Great summary and detail. The Bank of International Settlements (BIS estb. 1930) has monitored central banking worldwide, and, recently, the VOLUNTARY reporting of hedge funds (which are completely unregulated). The ‘housing’ bubble which has served as the trigger for credit derivative exposure and potential default is by itself, small, but its repercussions are huge. The biggest bubble is the one Brown equates to Chernobyl, appropriately. During 2007 the bubble was being reported as about $470 trillion, growing 45% to the $681 trillion quoted by the end of 2007!! Now, just over a quarter later, a figure above $700 trillion is mentioned by many sources. A 5% failure rate of the $700 trillion (a modest assumption given some sources think 40% of hedge funds will fail in the near future) is about $35 trillion...there are zero takers for this debt. WIth credit contraction the short term (less than one year) rollovers are dependent on extremely low interest loans from Japan...’the carry trade’, which can be easily moderated by China, which, with huge US Forex reserves, can drive the yen up and reduce the carry trade and thus
‘expose’ derivative credit rollovers at will. The Fed Reserve is not ‘Federal’...it has essentially ‘no reserve’. Its got a few hundred million according to several sources, enough to bail out one more Bear Stearns event...and that is it. Browns piece here echoes many other similar pieces that are coming out whole, as hers, and in many pieces by others. Exciting time for financial writers and a nervous world with everything at stake.
bmp
a) fractional resrve banking originated with the Italian banking families in the Middle Ages, and lending more than you have in reserves at the moment is no different than making an investment where you judge the probability of the downside to be remote, but where you know the downside will bankrupt you if it occurs. It is not printing money.
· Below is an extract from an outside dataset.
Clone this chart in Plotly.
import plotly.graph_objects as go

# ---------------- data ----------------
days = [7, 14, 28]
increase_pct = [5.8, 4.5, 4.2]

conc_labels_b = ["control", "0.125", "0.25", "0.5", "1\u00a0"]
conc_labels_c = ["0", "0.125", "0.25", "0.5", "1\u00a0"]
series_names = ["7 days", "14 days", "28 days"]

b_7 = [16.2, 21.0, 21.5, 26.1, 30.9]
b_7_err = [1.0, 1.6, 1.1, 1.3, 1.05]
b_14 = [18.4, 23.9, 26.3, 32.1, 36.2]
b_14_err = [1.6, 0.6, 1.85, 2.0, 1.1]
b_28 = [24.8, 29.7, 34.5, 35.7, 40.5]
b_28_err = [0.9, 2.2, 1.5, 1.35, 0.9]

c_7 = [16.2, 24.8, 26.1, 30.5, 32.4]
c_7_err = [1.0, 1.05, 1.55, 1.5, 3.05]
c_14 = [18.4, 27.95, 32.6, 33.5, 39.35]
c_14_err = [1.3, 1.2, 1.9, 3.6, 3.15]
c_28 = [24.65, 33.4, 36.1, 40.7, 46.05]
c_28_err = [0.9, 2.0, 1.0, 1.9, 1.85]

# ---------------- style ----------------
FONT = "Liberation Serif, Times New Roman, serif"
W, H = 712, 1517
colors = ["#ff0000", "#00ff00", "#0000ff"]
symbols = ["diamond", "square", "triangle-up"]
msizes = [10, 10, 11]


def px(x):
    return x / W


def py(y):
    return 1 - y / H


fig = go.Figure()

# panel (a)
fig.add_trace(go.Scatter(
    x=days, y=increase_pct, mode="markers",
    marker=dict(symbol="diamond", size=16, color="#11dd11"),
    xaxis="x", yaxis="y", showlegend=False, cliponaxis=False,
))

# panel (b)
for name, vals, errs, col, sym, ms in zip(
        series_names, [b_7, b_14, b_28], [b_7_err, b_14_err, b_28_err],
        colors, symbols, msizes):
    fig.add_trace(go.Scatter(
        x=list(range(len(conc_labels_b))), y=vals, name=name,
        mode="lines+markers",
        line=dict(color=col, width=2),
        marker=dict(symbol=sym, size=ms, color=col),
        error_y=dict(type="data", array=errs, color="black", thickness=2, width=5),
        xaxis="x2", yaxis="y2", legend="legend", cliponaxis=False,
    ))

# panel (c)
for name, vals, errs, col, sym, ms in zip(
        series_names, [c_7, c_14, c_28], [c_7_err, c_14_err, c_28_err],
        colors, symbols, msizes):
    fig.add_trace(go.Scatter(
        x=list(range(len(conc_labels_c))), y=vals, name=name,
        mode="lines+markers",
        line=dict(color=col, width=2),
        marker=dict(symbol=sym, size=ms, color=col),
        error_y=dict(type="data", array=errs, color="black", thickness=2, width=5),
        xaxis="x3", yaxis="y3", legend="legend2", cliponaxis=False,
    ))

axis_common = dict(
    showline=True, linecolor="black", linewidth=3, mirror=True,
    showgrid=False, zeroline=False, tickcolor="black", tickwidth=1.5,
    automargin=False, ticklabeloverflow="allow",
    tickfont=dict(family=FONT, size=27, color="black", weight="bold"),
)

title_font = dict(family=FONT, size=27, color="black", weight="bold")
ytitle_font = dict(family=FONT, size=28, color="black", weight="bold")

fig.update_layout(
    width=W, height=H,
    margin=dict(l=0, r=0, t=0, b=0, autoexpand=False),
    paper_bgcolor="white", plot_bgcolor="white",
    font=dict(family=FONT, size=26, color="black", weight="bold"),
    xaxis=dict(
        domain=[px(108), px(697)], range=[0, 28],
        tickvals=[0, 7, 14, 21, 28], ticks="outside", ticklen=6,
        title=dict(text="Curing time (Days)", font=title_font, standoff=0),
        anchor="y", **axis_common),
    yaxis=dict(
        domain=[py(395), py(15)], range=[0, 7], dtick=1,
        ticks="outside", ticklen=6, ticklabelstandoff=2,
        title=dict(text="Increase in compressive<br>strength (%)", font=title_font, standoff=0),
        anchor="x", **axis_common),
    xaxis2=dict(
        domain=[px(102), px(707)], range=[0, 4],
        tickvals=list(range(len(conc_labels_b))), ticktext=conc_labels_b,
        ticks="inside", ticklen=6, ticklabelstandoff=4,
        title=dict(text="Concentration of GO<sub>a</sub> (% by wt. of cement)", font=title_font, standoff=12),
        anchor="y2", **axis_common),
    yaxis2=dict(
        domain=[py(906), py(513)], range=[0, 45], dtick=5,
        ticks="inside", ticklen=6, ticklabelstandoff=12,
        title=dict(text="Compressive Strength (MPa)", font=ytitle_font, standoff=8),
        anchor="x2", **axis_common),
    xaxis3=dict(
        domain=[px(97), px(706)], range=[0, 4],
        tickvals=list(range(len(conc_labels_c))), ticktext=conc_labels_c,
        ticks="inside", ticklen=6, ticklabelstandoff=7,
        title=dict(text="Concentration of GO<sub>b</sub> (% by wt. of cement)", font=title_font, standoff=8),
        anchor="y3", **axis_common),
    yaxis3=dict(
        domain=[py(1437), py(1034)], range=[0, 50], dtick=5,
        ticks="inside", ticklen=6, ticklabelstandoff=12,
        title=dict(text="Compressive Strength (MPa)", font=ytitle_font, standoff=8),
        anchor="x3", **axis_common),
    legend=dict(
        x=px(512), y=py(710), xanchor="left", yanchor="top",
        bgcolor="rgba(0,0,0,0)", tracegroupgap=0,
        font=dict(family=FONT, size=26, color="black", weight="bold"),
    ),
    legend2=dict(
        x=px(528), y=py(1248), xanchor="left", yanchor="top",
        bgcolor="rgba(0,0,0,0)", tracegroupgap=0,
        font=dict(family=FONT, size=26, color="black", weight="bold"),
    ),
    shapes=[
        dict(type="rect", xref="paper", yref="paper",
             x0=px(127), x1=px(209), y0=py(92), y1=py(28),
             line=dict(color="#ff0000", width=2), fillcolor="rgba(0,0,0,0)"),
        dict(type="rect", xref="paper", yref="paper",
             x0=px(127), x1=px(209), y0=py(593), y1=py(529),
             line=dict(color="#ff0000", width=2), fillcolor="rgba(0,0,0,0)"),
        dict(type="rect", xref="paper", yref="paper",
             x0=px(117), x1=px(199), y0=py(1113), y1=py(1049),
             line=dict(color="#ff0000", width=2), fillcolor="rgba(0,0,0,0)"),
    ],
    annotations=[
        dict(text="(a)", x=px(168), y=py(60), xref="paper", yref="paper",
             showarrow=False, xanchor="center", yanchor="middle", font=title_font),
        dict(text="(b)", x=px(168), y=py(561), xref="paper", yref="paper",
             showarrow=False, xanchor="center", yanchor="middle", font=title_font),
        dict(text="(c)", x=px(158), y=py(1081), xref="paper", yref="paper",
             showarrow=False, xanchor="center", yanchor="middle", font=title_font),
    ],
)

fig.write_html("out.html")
b)The Federal Reserve Act, rather than being the privatization of soveriegn power, in fact placed the big New York banks under effective Federal monitoring and regulation for the first time.
c) many CDS transactions are guaranteed by the clearing firms that actually 'own' the financial instrument for someone else. If that instrument goes bad, the clearing firm demands payment from the buyer. If the buyer can't pay, the clearing firm is usually on the hook.
Some of the commenters here seem to think we should return to a barter economy, for God's sake.